::: Information supplied
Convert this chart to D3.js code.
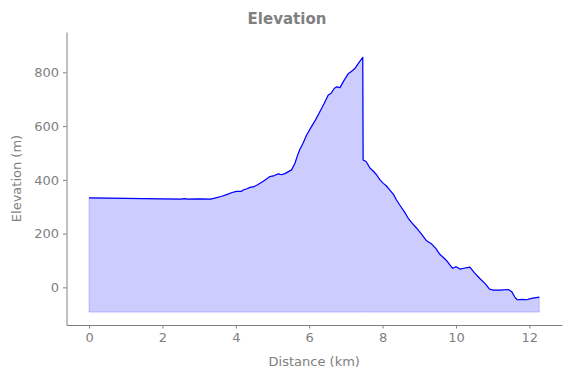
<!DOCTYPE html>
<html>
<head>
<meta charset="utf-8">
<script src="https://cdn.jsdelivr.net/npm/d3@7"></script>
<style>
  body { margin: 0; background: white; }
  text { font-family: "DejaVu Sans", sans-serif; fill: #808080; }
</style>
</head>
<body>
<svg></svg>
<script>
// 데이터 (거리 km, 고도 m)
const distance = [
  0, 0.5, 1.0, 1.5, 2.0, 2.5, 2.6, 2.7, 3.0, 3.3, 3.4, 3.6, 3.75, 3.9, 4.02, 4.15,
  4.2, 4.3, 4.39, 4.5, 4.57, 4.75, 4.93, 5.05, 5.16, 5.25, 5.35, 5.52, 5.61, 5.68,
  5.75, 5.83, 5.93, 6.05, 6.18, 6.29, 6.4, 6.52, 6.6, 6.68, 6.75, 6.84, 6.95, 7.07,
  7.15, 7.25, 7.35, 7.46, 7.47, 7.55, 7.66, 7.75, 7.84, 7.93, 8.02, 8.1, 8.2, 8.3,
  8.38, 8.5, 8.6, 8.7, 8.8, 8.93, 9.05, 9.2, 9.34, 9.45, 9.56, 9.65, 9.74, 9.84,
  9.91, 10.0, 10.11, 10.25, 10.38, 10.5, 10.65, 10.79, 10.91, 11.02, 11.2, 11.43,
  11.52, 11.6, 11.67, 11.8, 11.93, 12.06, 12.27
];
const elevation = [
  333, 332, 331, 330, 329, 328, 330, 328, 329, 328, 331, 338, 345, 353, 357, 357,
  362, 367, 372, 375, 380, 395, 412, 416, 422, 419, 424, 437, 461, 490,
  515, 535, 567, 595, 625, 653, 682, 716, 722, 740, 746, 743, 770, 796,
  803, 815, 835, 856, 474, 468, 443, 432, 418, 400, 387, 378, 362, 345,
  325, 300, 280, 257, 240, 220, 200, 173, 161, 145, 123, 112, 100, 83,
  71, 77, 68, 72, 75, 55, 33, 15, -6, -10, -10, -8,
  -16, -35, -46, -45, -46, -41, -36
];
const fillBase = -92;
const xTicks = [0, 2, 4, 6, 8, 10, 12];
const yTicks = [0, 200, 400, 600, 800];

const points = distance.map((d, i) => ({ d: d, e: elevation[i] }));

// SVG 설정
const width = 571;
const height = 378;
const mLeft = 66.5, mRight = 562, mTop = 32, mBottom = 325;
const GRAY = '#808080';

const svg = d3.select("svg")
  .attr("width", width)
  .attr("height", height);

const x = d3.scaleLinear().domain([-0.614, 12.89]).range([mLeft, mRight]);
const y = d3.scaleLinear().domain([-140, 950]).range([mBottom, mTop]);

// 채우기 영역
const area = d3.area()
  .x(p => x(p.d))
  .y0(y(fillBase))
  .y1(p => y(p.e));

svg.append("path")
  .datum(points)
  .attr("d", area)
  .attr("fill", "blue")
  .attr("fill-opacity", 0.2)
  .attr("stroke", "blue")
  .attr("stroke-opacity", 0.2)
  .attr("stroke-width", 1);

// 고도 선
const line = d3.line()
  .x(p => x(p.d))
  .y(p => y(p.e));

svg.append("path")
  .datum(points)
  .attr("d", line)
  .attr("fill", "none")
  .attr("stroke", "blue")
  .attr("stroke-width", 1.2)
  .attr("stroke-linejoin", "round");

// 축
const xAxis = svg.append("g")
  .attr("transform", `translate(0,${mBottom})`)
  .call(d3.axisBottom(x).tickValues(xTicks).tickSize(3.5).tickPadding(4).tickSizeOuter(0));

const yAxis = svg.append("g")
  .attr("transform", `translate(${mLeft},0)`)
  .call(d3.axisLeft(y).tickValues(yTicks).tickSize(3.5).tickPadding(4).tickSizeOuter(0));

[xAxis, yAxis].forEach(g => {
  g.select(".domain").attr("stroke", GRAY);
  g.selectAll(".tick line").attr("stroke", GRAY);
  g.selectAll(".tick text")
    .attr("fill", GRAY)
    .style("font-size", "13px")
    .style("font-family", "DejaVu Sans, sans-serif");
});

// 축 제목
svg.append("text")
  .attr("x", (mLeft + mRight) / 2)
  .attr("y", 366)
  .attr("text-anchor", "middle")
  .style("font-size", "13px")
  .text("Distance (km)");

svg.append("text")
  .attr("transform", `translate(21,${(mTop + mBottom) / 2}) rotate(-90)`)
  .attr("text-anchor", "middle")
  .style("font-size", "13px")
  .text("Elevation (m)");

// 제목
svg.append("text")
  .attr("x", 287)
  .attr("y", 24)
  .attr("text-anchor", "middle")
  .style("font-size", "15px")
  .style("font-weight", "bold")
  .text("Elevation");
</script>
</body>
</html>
::::::
What to do: Repeat, word for word and with no pictures, only the lines running from the beginning of the data to the line that contains "const points = distance.map((d, i)".

Solution for this exercise:
Convert this chart to D3.js code.
<!DOCTYPE html>
<html>
<head>
<meta charset="utf-8">
<script src="https://cdn.jsdelivr.net/npm/d3@7"></script>
<style>
  body { margin: 0; background: white; }
  text { font-family: "DejaVu Sans", sans-serif; fill: #808080; }
</style>
</head>
<body>
<svg></svg>
<script>
// 데이터 (거리 km, 고도 m)
const distance = [
  0, 0.5, 1.0, 1.5, 2.0, 2.5, 2.6, 2.7, 3.0, 3.3, 3.4, 3.6, 3.75, 3.9, 4.02, 4.15,
  4.2, 4.3, 4.39, 4.5, 4.57, 4.75, 4.93, 5.05, 5.16, 5.25, 5.35, 5.52, 5.61, 5.68,
  5.75, 5.83, 5.93, 6.05, 6.18, 6.29, 6.4, 6.52, 6.6, 6.68, 6.75, 6.84, 6.95, 7.07,
  7.15, 7.25, 7.35, 7.46, 7.47, 7.55, 7.66, 7.75, 7.84, 7.93, 8.02, 8.1, 8.2, 8.3,
  8.38, 8.5, 8.6, 8.7, 8.8, 8.93, 9.05, 9.2, 9.34, 9.45, 9.56, 9.65, 9.74, 9.84,
  9.91, 10.0, 10.11, 10.25, 10.38, 10.5, 10.65, 10.79, 10.91, 11.02, 11.2, 11.43,
  11.52, 11.6, 11.67, 11.8, 11.93, 12.06, 12.27
];
const elevation = [
  333, 332, 331, 330, 329, 328, 330, 328, 329, 328, 331, 338, 345, 353, 357, 357,
  362, 367, 372, 375, 380, 395, 412, 416, 422, 419, 424, 437, 461, 490,
  515, 535, 567, 595, 625, 653, 682, 716, 722, 740, 746, 743, 770, 796,
  803, 815, 835, 856, 474, 468, 443, 432, 418, 400, 387, 378, 362, 345,
  325, 300, 280, 257, 240, 220, 200, 173, 161, 145, 123, 112, 100, 83,
  71, 77, 68, 72, 75, 55, 33, 15, -6, -10, -10, -8,
  -16, -35, -46, -45, -46, -41, -36
];
const fillBase = -92;
const xTicks = [0, 2, 4, 6, 8, 10, 12];
const yTicks = [0, 200, 400, 600, 800];

const points = distance.map((d, i) => ({ d: d, e: elevation[i] }));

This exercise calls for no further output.